Data block:
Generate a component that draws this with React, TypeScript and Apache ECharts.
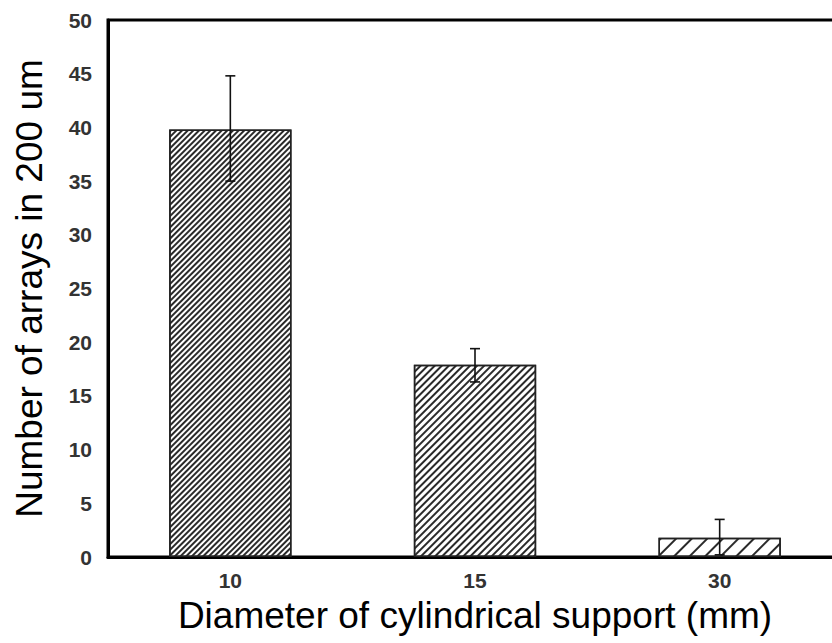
import React, { useEffect, useRef } from "react";
import * as echarts from "echarts";

const categories = ["10", "15", "30"];
const values = [39.8, 17.9, 1.8];
const errLow = [35.0, 16.3, 0.2];
const errHigh = [44.8, 19.4, 3.5];
const yMin = 0;
const yMax = 50;
const yStep = 5;
const xTitle = "Diameter of cylindrical support (mm)";
const yTitle = "Number of arrays in 200 um";

const hatch = (line: number, gap: number) => ({
  symbol: "rect",
  symbolSize: 1,
  color: "#2a2a2a",
  backgroundColor: "#ffffff",
  dashArrayX: [1, 0],
  dashArrayY: [line, gap],
  rotation: -Math.PI / 4,
});

const hatchStyles = [hatch(1.3, 1.7), hatch(1.4, 3.0), hatch(1.4, 9)];

export default function App() {
  const ref = useRef<HTMLDivElement>(null);
  useEffect(() => {
    document.body.style.margin = "0";
    const chart = echarts.init(ref.current!, undefined, { renderer: "svg" });
    chart.setOption({
      animation: false,
      backgroundColor: "#ffffff",
      textStyle: { fontFamily: "Liberation Sans" },
      grid: {
        left: 108,
        top: 20,
        bottom: 86,
        right: -10,
        show: true,
        borderColor: "#000",
        borderWidth: 3,
        containLabel: false,
        outerBoundsMode: "none",
      },
      xAxis: {
        type: "category",
        data: categories,
        axisLine: { show: true, lineStyle: { color: "#000", width: 3 } },
        axisTick: { show: false },
        axisLabel: {
          color: "#333",
          fontWeight: "bold",
          fontSize: 21,
          margin: 13,
          fontFamily: "Liberation Sans",
        },
        name: xTitle,
        nameLocation: "middle",
        nameGap: 40,
        nameTextStyle: { color: "#000", fontSize: 37, fontFamily: "Liberation Sans" },
      },
      yAxis: {
        type: "value",
        min: yMin,
        max: yMax,
        interval: yStep,
        splitLine: { show: false },
        axisLine: { show: true, lineStyle: { color: "#000", width: 3 } },
        axisTick: { show: false },
        axisLabel: {
          color: "#333",
          fontWeight: "bold",
          fontSize: 21,
          margin: 16,
          fontFamily: "Liberation Sans",
        },
        name: yTitle,
        nameLocation: "middle",
        nameGap: 60,
        nameTextStyle: { color: "#000", fontSize: 37, fontFamily: "Liberation Sans" },
      },
      series: [
        {
          type: "bar",
          barWidth: "50%",
          data: values.map((v, i) => ({
            value: v,
            itemStyle: {
              color: "#ffffff",
              borderColor: "#222",
              borderWidth: 1.5,
              decal: hatchStyles[i],
            },
          })),
          z: 2,
        },
        {
          type: "custom",
          z: 5,
          encode: { x: 0, y: [1, 2] },
          data: categories.map((c, i) => [i, errLow[i], errHigh[i]]),
          renderItem: (params: any, api: any) => {
            const x = api.value(0);
            const lo = api.coord([x, api.value(1)]);
            const hi = api.coord([x, api.value(2)]);
            const hw = 5;
            const st = { stroke: "#111", lineWidth: 1.6 };
            return {
              type: "group",
              children: [
                { type: "line", shape: { x1: hi[0], y1: hi[1], x2: lo[0], y2: lo[1] }, style: st },
                { type: "line", shape: { x1: hi[0] - hw, y1: hi[1], x2: hi[0] + hw, y2: hi[1] }, style: st },
                { type: "line", shape: { x1: lo[0] - hw, y1: lo[1], x2: lo[0] + hw, y2: lo[1] }, style: st },
              ],
            };
          },
        },
      ],
    });
    return () => chart.dispose();
  }, []);
  return <div ref={ref} style={{ width: 832, height: 643 }} />;
}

To do:
Repeat, with no pictures, each line from the beginning of the data through the line containing "3.0), hatch(1.4, 9)];", inclusive.

Output for this task:
Generate a component that draws this with React, TypeScript and Apache ECharts.
import React, { useEffect, useRef } from "react";
import * as echarts from "echarts";

const categories = ["10", "15", "30"];
const values = [39.8, 17.9, 1.8];
const errLow = [35.0, 16.3, 0.2];
const errHigh = [44.8, 19.4, 3.5];
const yMin = 0;
const yMax = 50;
const yStep = 5;
const xTitle = "Diameter of cylindrical support (mm)";
const yTitle = "Number of arrays in 200 um";

const hatch = (line: number, gap: number) => ({
  symbol: "rect",
  symbolSize: 1,
  color: "#2a2a2a",
  backgroundColor: "#ffffff",
  dashArrayX: [1, 0],
  dashArrayY: [line, gap],
  rotation: -Math.PI / 4,
});

const hatchStyles = [hatch(1.3, 1.7), hatch(1.4, 3.0), hatch(1.4, 9)];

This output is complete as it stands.